Reuniting director Yip and Donnie Yen from the previous year’s superior action film SPL, and chucking a sizable budget at the screen, the hopes were high for DRAGON TIGER GATE.

It starts with a bang, and delivers high energy action from choreographer Yen – who incidentally seems to have found a time machine somewhere along his travels as he appears to be getting younger as the years go by. While the action is along the more fantastic wire-fu variety, it is delivered in an exciting way and almost never ceases to be enjoyable. The inclusion of Turbo and his ever-present nunchaku grounds the film in some kind of reality when he’s present (barring some special effects shots) and the mixture works well.
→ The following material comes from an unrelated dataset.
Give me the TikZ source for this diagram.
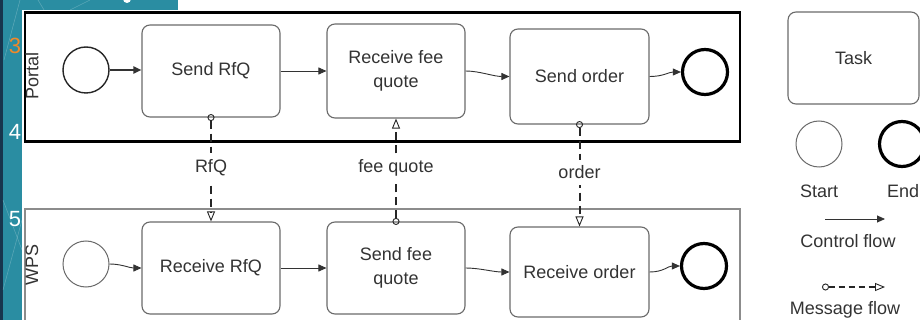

However, the narrative isn’t so good. I suspect a lot of this is down to being based on a comic strip – there are far too many characters and back-stories thrown in that it quickly becomes frustrating. I imagine fans of the comic strip will appreciate the detail and thoroughness of DRAGON TIGER GATE’s weaving storylines, but personally I thought the film could have lost a few characters and not been any the worse for it. Again, this is probably obvious for fans of the source material, but I found the partly modern urban and partly dark fantasy settings a bit strange. It’s always going to be hard to fit a well-established literary serial into a 94-minute movie, but I just wished they’d have simplified it a bit for newbies.

It’s always nice to see Yuen Wah in an action role (albeit rather digitally enhanced) and he has a good, meaty role as Master Wong. Other than him and the leads, though, the rest is all pretty forgettable, except for a scene with a fully dressed Li Xiao-Ran taking a dip in a swimming pool. Even third lead Turbo is somewhat a mystery and even though I love nunchaku scenes I thought his character was surplus to requirements.

With so many people praising Hong Kong’s action sequences in an age where they are no longer as accomplished as they used to be and ignoring their much improved ability to tell a good story, it’s always a shocker to see something directly to the contrary. And that’s what DRAGON TIGER GATE is for me – a lot of good action scenes with some less inspired dialogue and uninteresting characters in between.